Paula Santos, do PCP, sustentou que, embora a "responsabilidade" pelo fim das NUT de Setúbal tenha sido do PSD, o PS passou sete anos sem "vontade política" para implementar esta mudança, tendo-o feito agora "à pressa". "Se estamos a fazer hoje este debate foi graças à mobilização da região", frisou, alertando que as "grandes disparidades" entre concelhos também existem na margem Norte do Tejo.
Joana Mortágua, do BE, lembrou que, em 2017, o primeiro-ministro "não se comprometeu" a transmitir a Bruxelas a necessidade da mudança em Setúbal. A bloquista frisou que o então ministro das Infraestruturas, Pedro Marques, disse que as regras europeias tornavam essa alteração "impossível", tendo sido desmentido" pela socialista Elisa Ferreira. "Não é certamente o PS que está de parabéns" após "tantos avanços e recuos", referiu.
Além da alteração da península de Setúbal, o Governo também criará uma nova NUT II de Oeste e Vale do Tejo e novas NUT II e III da Grande Lisboa.
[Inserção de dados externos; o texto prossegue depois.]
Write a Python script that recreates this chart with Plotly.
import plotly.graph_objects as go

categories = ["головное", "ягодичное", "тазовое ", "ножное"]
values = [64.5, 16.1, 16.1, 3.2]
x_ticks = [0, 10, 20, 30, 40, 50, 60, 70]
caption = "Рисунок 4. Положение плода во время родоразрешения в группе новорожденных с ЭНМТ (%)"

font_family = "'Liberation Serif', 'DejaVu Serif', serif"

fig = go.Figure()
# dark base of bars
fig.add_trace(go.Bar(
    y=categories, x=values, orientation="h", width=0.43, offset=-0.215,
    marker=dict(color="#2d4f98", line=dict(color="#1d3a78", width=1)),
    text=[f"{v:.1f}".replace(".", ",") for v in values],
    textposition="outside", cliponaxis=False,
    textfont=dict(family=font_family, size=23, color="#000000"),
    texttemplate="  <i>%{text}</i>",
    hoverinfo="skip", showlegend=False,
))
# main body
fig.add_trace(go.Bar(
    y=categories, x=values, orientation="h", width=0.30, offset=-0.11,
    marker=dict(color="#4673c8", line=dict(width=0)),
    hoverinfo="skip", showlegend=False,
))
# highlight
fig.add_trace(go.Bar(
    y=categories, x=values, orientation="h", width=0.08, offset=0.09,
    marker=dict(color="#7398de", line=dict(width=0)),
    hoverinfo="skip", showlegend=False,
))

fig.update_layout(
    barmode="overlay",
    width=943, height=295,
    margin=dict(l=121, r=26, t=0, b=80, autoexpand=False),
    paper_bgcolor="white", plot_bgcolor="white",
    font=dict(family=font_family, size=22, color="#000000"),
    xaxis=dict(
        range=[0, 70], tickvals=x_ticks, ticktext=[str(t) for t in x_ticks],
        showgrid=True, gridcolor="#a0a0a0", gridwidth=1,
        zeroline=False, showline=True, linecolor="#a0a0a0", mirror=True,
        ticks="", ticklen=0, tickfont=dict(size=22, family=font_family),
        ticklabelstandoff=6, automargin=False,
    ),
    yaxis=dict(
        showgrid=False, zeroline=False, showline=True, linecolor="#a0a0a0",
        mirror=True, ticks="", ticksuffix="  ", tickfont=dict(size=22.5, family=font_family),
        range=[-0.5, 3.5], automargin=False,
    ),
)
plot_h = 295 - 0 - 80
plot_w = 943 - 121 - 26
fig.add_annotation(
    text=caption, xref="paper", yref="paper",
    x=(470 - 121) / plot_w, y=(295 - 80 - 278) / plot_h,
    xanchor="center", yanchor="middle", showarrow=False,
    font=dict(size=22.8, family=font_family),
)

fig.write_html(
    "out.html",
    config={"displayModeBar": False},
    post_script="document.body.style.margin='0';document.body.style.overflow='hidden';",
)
Os municípios de Vila de Rei e Sertâ passarão do Médio Tejo para a Beira Baixa (NUT III).
"Regionalização por decreto"
Bruno Nunes, do Chega, acusou o Governo de querer fazer uma "regionalização por decreto". O deputado citou uma nota técnica dos serviços do Parlamento que dá conta de que o diploma do Executivo "não cumpre" as normas necessárias. Assim sendo, "nem sequer devia estar aqui a ser votado", defendeu.
Bruno Nunes alertou que, embora fosse "obrigatório" ouvir a Associação de Municípios (ANMP), esta "não disse absolutamente nada" sobre o tema. Alegou que está a ser dado um "pontapé na legislação", acusando o PS de querer criar "uma trapalhada a nível administrativo".
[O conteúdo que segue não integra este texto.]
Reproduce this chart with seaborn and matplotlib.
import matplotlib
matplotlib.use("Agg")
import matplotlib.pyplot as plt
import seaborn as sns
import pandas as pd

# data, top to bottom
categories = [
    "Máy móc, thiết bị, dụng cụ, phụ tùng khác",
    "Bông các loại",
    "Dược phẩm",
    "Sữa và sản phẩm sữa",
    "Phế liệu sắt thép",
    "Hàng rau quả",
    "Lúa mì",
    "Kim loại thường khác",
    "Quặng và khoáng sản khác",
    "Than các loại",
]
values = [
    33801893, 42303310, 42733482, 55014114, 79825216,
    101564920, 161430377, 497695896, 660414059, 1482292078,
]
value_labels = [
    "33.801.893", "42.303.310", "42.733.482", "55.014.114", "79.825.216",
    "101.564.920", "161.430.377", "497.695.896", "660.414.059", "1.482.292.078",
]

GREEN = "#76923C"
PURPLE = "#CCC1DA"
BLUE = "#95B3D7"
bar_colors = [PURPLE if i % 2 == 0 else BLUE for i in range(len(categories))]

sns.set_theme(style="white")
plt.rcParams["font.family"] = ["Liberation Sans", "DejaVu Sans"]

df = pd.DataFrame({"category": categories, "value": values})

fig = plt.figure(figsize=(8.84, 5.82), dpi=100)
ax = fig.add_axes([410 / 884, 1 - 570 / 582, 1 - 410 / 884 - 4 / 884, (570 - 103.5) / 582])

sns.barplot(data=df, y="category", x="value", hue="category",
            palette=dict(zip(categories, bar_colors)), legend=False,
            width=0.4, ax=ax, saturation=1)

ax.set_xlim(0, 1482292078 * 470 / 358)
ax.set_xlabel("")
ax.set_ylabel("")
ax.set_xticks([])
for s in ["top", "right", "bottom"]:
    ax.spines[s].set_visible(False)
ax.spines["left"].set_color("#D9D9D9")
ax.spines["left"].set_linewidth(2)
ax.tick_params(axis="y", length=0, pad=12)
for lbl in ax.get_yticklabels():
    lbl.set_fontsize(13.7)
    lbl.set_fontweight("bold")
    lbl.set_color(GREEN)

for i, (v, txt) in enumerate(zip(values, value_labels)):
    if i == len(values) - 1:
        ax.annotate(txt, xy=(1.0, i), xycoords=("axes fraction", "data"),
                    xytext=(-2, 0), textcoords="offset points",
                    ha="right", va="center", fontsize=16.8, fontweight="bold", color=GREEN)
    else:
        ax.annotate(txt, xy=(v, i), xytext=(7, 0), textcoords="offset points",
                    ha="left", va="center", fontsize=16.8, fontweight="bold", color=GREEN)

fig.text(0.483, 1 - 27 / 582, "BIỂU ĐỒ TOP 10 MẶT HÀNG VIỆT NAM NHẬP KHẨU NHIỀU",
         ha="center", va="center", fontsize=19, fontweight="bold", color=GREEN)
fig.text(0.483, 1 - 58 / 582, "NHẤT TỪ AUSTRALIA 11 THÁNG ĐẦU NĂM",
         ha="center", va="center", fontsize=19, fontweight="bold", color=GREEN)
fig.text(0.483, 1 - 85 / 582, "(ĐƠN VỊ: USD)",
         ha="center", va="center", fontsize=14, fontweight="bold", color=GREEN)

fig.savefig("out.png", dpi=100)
Luís Gomes, do PSD, também afirmou que o procedimento legislativo "passa por cima" do que está estipulado, uma vez que "não faz sentido não ouvir" a ANMP ou a Anafre. Disse ter recebido uma carta do autarca de Vila de Rei onde este dava conta da sua "incredulidade" por não ter sido ouvido no processo que envolveu o seu município.
Para Luís Gomes, existiu uma "violação" do princípio constitucional da autonomia do poder local. "Não nos habituamos à falta de diálogo", frisou o deputado social-democrata. A liberal Joana Cordeiro lamentou igualmente a ausência de "qualquer parecer de várias entidades".
PAN e Livre mostraram-se favoráveis ao diploma do Governo.